En las cunetas de la memoria
Mi tío tuvo que pelear en distintos frentes de batalla sin que, según contó, se le presentara ninguna oportunidad para desertar y cambiar de bando
Después de ver a Pedro Sánchez paseando por Manhattan he estado tentado de titular este artículo “Yo también tuve un tío en América”. Era el hermano mayor de mi padre. En 1936, cuando estalló la Guerra Civil española, tenía 18 años. Había estudiado en un colegio religioso de San Sebastián. Por aquel entonces mis abuelos paternos se repartían la formación de sus hijos en un 50%. Él se encargaba de inculcarles el nacionalismo sabiniano; ella, el catolicismo más rancio. Así que cuando estalló la contienda, a mi tío Juan, que así se llamaba, le costó poco coger el petate y escaparse, junto con un compañero del colegio de su misma edad, al frente de Bilbao. Su intención era unirse a los gudaris vascos que defendían la República.

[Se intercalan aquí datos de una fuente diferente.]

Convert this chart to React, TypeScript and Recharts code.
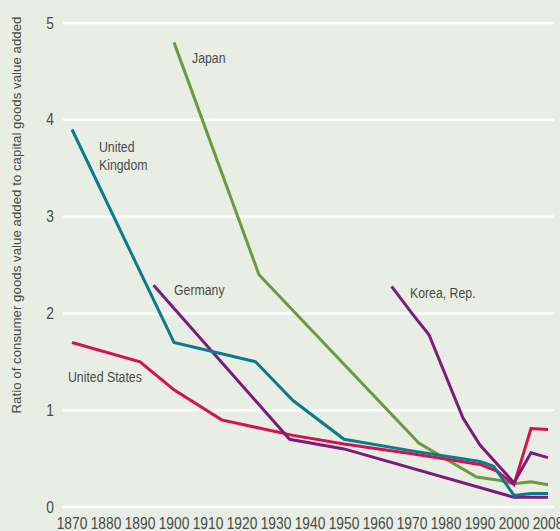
import React from "react";
import { CartesianGrid, Customized, Line, LineChart, XAxis, YAxis } from "recharts";

// x positions: the last observation (2008) sits on the final tick, drawn at the 2010 slot
const xTicks = [1870, 1880, 1890, 1900, 1910, 1920, 1930, 1940, 1950, 1960, 1970, 1980, 1990, 2000, 2010];
const xTickLabels = ["1870", "1880", "1890", "1900", "1910", "1920", "1930", "1940", "1950", "1960", "1970", "1980", "1990", "2000", "2008"];
const yTicks = [0, 1, 2, 3, 4, 5];

const japanYears = [1900, 1925, 1972, 1989, 1995, 2000, 2005, 2010];
const japanValues = [4.8, 2.4, 0.66, 0.31, 0.28, 0.24, 0.26, 0.23];

const ukYears = [1870, 1900, 1924, 1935, 1950, 1970, 1990, 1994, 2000, 2005, 2010];
const ukValues = [3.9, 1.7, 1.5, 1.1, 0.7, 0.58, 0.47, 0.42, 0.12, 0.14, 0.14];

const usYears = [1870, 1890, 1900, 1914, 1935, 1950, 1970, 1990, 1995, 2000, 2005, 2010];
const usValues = [1.7, 1.5, 1.21, 0.9, 0.74, 0.65, 0.55, 0.44, 0.37, 0.23, 0.81, 0.8];

const germanyYears = [1894, 1934, 1950, 2000, 2005, 2010];
const germanyValues = [2.29, 0.7, 0.6, 0.1, 0.1, 0.1];

const koreaYears = [1964, 1970, 1975, 1985, 1990, 2000, 2005, 2010];
const koreaValues = [2.28, 2.0, 1.78, 0.92, 0.64, 0.25, 0.56, 0.51];

const toRows = (years: number[], values: number[]) => years.map((year, i) => ({ year, value: values[i] }));

const series = [
  { name: "Japan", data: toRows(japanYears, japanValues), color: "#6b9a3f" },
  { name: "United States", data: toRows(usYears, usValues), color: "#d3124f" },
  { name: "Germany", data: toRows(germanyYears, germanyValues), color: "#7c1b7c" },
  { name: "United Kingdom", data: toRows(ukYears, ukValues), color: "#0a7a8c" },
  { name: "Korea, Rep.", data: toRows(koreaYears, koreaValues), color: "#7c1b7c" },
];

// narrow look: Liberation Sans squeezed horizontally
const FONT = "'Liberation Sans', Arial, sans-serif";
const TEXT = "#4a4a4a";

function NarrowText({ x, y, size, squeeze = 0.82, anchor = "start", children }: any) {
  return (
    <text
      transform={`translate(${x} ${y}) scale(${squeeze} 1)`}
      textAnchor={anchor}
      fill={TEXT}
      fontSize={size}
      fontFamily={FONT}
    >
      {children}
    </text>
  );
}

function XTick(props: any) {
  const { x, payload } = props;
  return (
    <NarrowText x={x} y={529} size={16} squeeze={0.86} anchor="middle">
      {xTickLabels[xTicks.indexOf(payload.value)]}
    </NarrowText>
  );
}

function YTick(props: any) {
  const { x, y, payload } = props;
  return (
    <NarrowText x={x} y={y + 5.5} size={16} squeeze={0.86} anchor="end">
      {payload.value}
    </NarrowText>
  );
}

const seriesLabels = [
  { lines: ["Japan"], x: 192, y: 63 },
  { lines: ["United", "Kingdom"], x: 99, y: 152 },
  { lines: ["Germany"], x: 174, y: 295 },
  { lines: ["Korea, Rep."], x: 410, y: 298 },
  { lines: ["United States"], x: 68, y: 382 },
];

function SeriesLabels() {
  return (
    <g>
      {seriesLabels.map((l) =>
        l.lines.map((s, i) => (
          <NarrowText key={s} x={l.x} y={l.y + i * 18} size={15}>
            {s}
          </NarrowText>
        ))
      )}
      <text
        x={0}
        y={0}
        transform="translate(21 215) rotate(-90)"
        textAnchor="middle"
        fill={TEXT}
        fontSize={13.3}
        fontFamily={FONT}
      >
        Ratio of consumer goods value added to capital goods value added
      </text>
    </g>
  );
}

export default function App() {
  return (
    <div style={{ width: 560, height: 531, background: "#e8eee3" }}>
      <style>{`body{margin:0}`}</style>
      <LineChart width={560} height={531} margin={{ top: 23, right: 6, left: 0, bottom: 0 }}>
        <CartesianGrid horizontal vertical={false} stroke="#ffffff" strokeWidth={2.5} />
        <XAxis
          type="number"
          dataKey="year"
          domain={[1870, 2010]}
          ticks={xTicks}
          interval={0}
          padding={{ left: 9, right: 6 }}
          axisLine={false}
          tickLine={false}
          height={24}
          tick={<XTick />}
        />
        <YAxis
          type="number"
          domain={[0, 5]}
          ticks={yTicks}
          width={63}
          axisLine={false}
          tickLine={false}
          tickMargin={3}
          tick={<YTick />}
        />
        {series.map((s) => (
          <Line
            key={s.name}
            data={s.data}
            dataKey="value"
            name={s.name}
            type="linear"
            stroke={s.color}
            strokeWidth={3}
            dot={false}
            isAnimationActive={false}
          />
        ))}
        <Customized component={SeriesLabels} />
      </LineChart>
    </div>
  );
}
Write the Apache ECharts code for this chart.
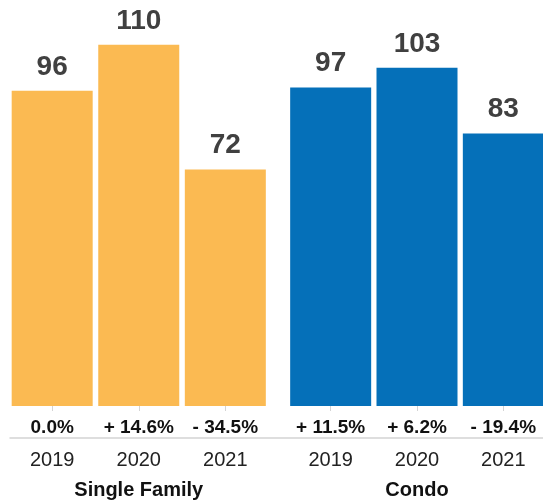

Y digo escaparse porque ambos, mi tío y su amigo, lo hicieron sin que sus respectivas familias lo supieran. Así que se lanzaron a los montes y caminos que hay entre las dos capitales vascas para recorrer a pie los más de cien kilómetros que las separan. El destino quiso que un destacamento de requetés les diera el alto en plena noche. La bisoñez de los dos jóvenes les delató y no pudieron evitar que los soldados nacionales descubrieran sus verdaderas intenciones: unirse a los gudaris. Así que los ataron a un árbol con la intención de fusilarlos sin más discusión.
La suerte quiso que el capellán de los requetés, que se acercó para interesarse por los dos desdichados, descubriera que se trataba de alumnos a los que él había impartido clase. Dos jóvenes, hijos de familias profundamente católicas, no podían acabar así. Y su destino cambió de manera radical. Les quitaron las cuerdas que les ataban al árbol y a cambio les dieron un fusil y les colocaron una gorra con una borla que les caía por la frente. Irían hacia las posiciones de los gudaris, como era su intención, pero no para unirse, sino para atacarlas.

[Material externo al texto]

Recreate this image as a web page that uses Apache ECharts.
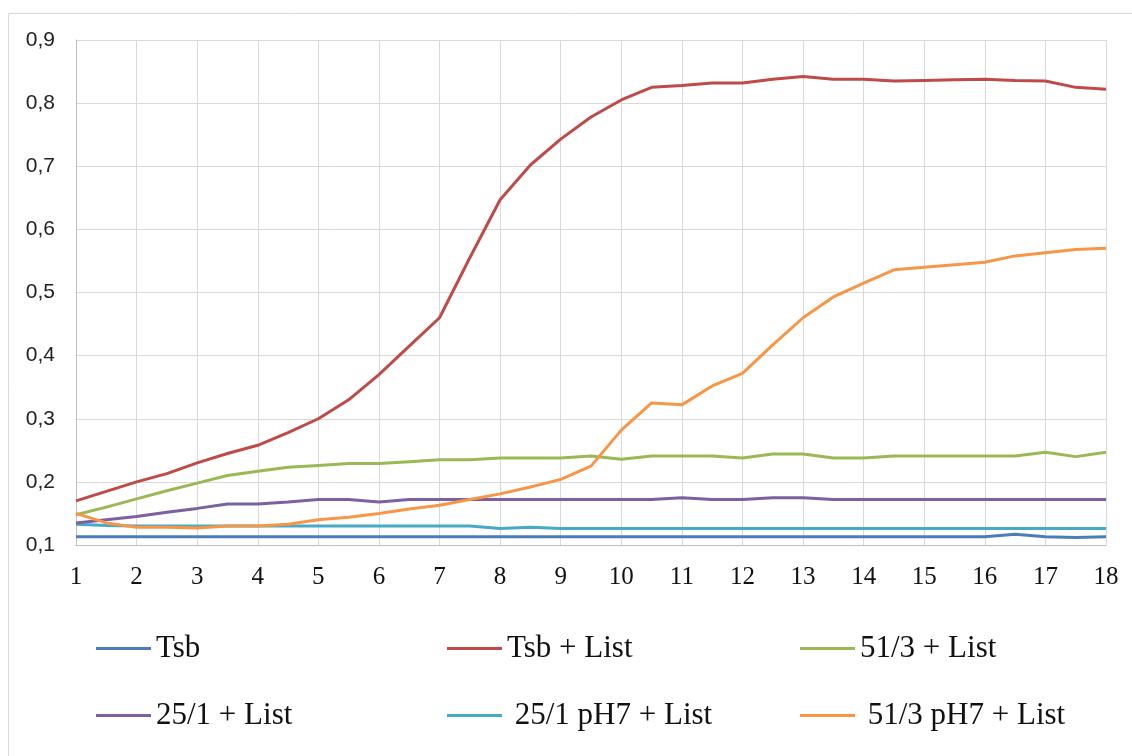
<!DOCTYPE html>
<html>
<head>
<meta charset="utf-8">
<script src="https://cdn.jsdelivr.net/npm/echarts@6/dist/echarts.min.js"></script>
<style>html,body{margin:0;padding:0;background:#fff}#c{width:1132px;height:756px}</style>
</head>
<body>
<div id="c"></div>
<script>
const xs = [1,1.5,2,2.5,3,3.5,4,4.5,5,5.5,6,6.5,7,7.5,8,8.5,9,9.5,10,10.5,11,11.5,12,12.5,13,13.5,14,14.5,15,15.5,16,16.5,17,17.5,18];
const seriesNames = ['Tsb','Tsb + List','51/3 + List','25/1 + List','25/1 pH7 + List','51/3 pH7 + List'];
const legendLabels = ['Tsb','Tsb + List','51/3 + List','25/1 + List',' 25/1 pH7 + List',' 51/3 pH7 + List'];
const tsb = [0.113,0.113,0.113,0.113,0.113,0.113,0.113,0.113,0.113,0.113,0.113,0.113,0.113,0.113,0.113,0.113,0.113,0.113,0.113,0.113,0.113,0.113,0.113,0.113,0.113,0.113,0.113,0.113,0.113,0.113,0.113,0.117,0.113,0.112,0.113];
const tsbList = [0.17,0.185,0.2,0.213,0.23,0.245,0.258,0.278,0.3,0.33,0.37,0.415,0.46,0.555,0.647,0.702,0.743,0.778,0.805,0.825,0.828,0.832,0.832,0.838,0.842,0.838,0.838,0.835,0.836,0.837,0.838,0.836,0.835,0.825,0.822];
const s513List = [0.148,0.16,0.173,0.186,0.198,0.21,0.217,0.223,0.226,0.229,0.229,0.232,0.235,0.235,0.238,0.238,0.238,0.241,0.236,0.241,0.241,0.241,0.238,0.244,0.244,0.238,0.238,0.241,0.241,0.241,0.241,0.241,0.247,0.24,0.247];
const s251List = [0.135,0.14,0.145,0.152,0.158,0.165,0.165,0.168,0.172,0.172,0.168,0.172,0.172,0.172,0.172,0.172,0.172,0.172,0.172,0.172,0.175,0.172,0.172,0.175,0.175,0.172,0.172,0.172,0.172,0.172,0.172,0.172,0.172,0.172,0.172];
const s251pH7 = [0.133,0.131,0.13,0.13,0.13,0.13,0.13,0.13,0.13,0.13,0.13,0.13,0.13,0.13,0.126,0.128,0.126,0.126,0.126,0.126,0.126,0.126,0.126,0.126,0.126,0.126,0.126,0.126,0.126,0.126,0.126,0.126,0.126,0.126,0.126];
const s513pH7 = [0.15,0.135,0.128,0.128,0.127,0.13,0.13,0.133,0.14,0.144,0.15,0.157,0.163,0.172,0.181,0.192,0.204,0.225,0.282,0.325,0.322,0.352,0.372,0.417,0.46,0.493,0.515,0.536,0.54,0.544,0.548,0.558,0.563,0.568,0.57];
const yTicks = ['0,1','0,2','0,3','0,4','0,5','0,6','0,7','0,8','0,9'];

const values = [tsb, tsbList, s513List, s251List, s251pH7, s513pH7];
const colors = ['#4a7ebb','#be4b48','#98b954','#7d60a0','#46aac5','#f79646'];

const chart = echarts.init(document.getElementById('c'), null, {renderer:'canvas'});

const series = values.map((v,i)=>({
  name: seriesNames[i],
  type: 'line',
  data: xs.map((x,j)=>[x, v[j]]),
  showSymbol: false,
  symbol: 'none',
  smooth: false,
  lineStyle: {color: colors[i], width: 3},
  itemStyle: {color: colors[i]},
  z: [1,6,4,3,2,5][i]
}));

const legends = [
  {names:[0], left:96, top:633},
  {names:[1], left:447, top:633},
  {names:[2], left:800, top:633},
  {names:[3], left:96, top:700},
  {names:[4], left:447, top:700},
  {names:[5], left:800, top:700}
].map(l=>({
  data: l.names.map(i=>seriesNames[i]),
  left: l.left, top: l.top,
  padding: 0,
  icon: 'rect', itemWidth: 55, itemHeight: 3, itemGap: 0,
  formatter: name => legendLabels[seriesNames.indexOf(name)],
  textStyle: {fontFamily: '"Liberation Serif", serif', fontSize: 31, color: '#111'}
}));

chart.setOption({
  animation: false,
  backgroundColor: '#fff',
  graphic: [{
    type: 'rect', shape: {x: 8.5, y: 13.5, width: 1200, height: 800},
    style: {fill: 'none', stroke: '#d9d9d9', lineWidth: 1}, z: -1
  }],
  grid: {left: 76, top: 40, width: 1030, height: 505, containLabel: false},
  legend: legends,
  xAxis: {
    type: 'value', min: 1, max: 18, interval: 1,
    axisLine: {show: true, lineStyle: {color: '#bfbfbf', width: 1}},
    axisTick: {show: false},
    splitLine: {show: true, lineStyle: {color: '#d9d9d9', width: 1}},
    axisLabel: {color: '#111', fontFamily: '"Liberation Serif", serif', fontSize: 25, margin: 20}
  },
  yAxis: {
    type: 'value', min: 0.1, max: 0.9, interval: 0.1,
    axisLine: {show: true, lineStyle: {color: '#bfbfbf', width: 1}},
    axisTick: {show: false},
    splitLine: {show: true, lineStyle: {color: '#d9d9d9', width: 1}},
    axisLabel: {color: '#222', fontFamily: '"Liberation Sans", sans-serif', fontSize: 21, margin: 21,
      formatter: v => yTicks[Math.round((v - 0.1) * 10)] || ''}
  },
  series: series
});
</script>
</body>
</html>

La guerra continuó y mi tío tuvo que pelear en distintos frentes de batalla sin que, según contó, se le presentara ninguna oportunidad para desertar y cambiar de bando, como era su intención. Hasta que entró en Madrid con las tropas de Franco. Entendió que en el caos que se adueñó de la capital se darían las circunstancias idóneas para mezclarse entre la población civil y abandonar así, por la vía rápida, el ejército. Ya de paisano se dispuso a salir de la ciudad para regresar a casa, pero la mala suerte hizo que un oficial descubriera sus intenciones. A pesar de todo, logró regresar al norte, como era su objetivo, solo que como integrante de un pelotón de castigo destinado a reforzar las carreteras del Pirineo.
Fue uno de los miles de castigados a tirar de pico y pala después de haberse jugado la vida en las trincheras. Abreviando, la cuestión es que consiguió escapar, cruzó la frontera con Francia y pudo llegar hasta Burdeos. Allí encontró trabajo de marinero en un mercante que le llevó por varios puertos del mundo. Se quedó en Nueva York, se casó con una norteamericana y adoptó la nacionalidad. No tuvieron hijos. Yo le conocí a principios de los años 70, cuando el franquismo le permitió regresar a España.
Mi tío era alto, más que mi padre, que también lo era para la época. Así que cada vez que sonaba la canción “Yo tengo un tío en América” me lo imaginaba paseando por las calles de Manhattan, como un “Llanero Solitario” en busca de no se sabe qué. Murió a finales de los 80 y quiso que le enterraran en el panteón familiar de San Sebastián.
Conocí la historia a través de mi padre, con quien se carteaba, y a quien prácticamente tuve que arrancarle el relato y sus detalles. Siempre percibí cierto pudor en mi familia a contar cualquier detalle de la Guerra Civil. Mi abuela tuvo que exiliarse a Francia con los hijos más pequeños y seguro que sus penurias, como las de miles de españoles, dejarían pequeñas las de mi tío. Así que en mi familia se impuso evitar transitar por los caminos del pasado para dejar que la hierba creciera y los tapara. No había nada de qué avergonzarse. Ni de qué enorgullecerse.
Si me he animado a contar esta historia familiar, común, similar o parecida a las de otras familias, no es por hacer justicia a nadie (mi padre decía que a su hermano le tocó vivir su vida y que a los demás la suya) ni siquiera para recuperar de la cuneta de mi memoria la historia que le tocó vivir a mi familia. Ha sido un acto reflejo cuando he visto a Pedro Sánchez paseando por Manhattan.
Y es que mi memoria democrática se mueve al ritmo de “Yo tengo un tío en América”.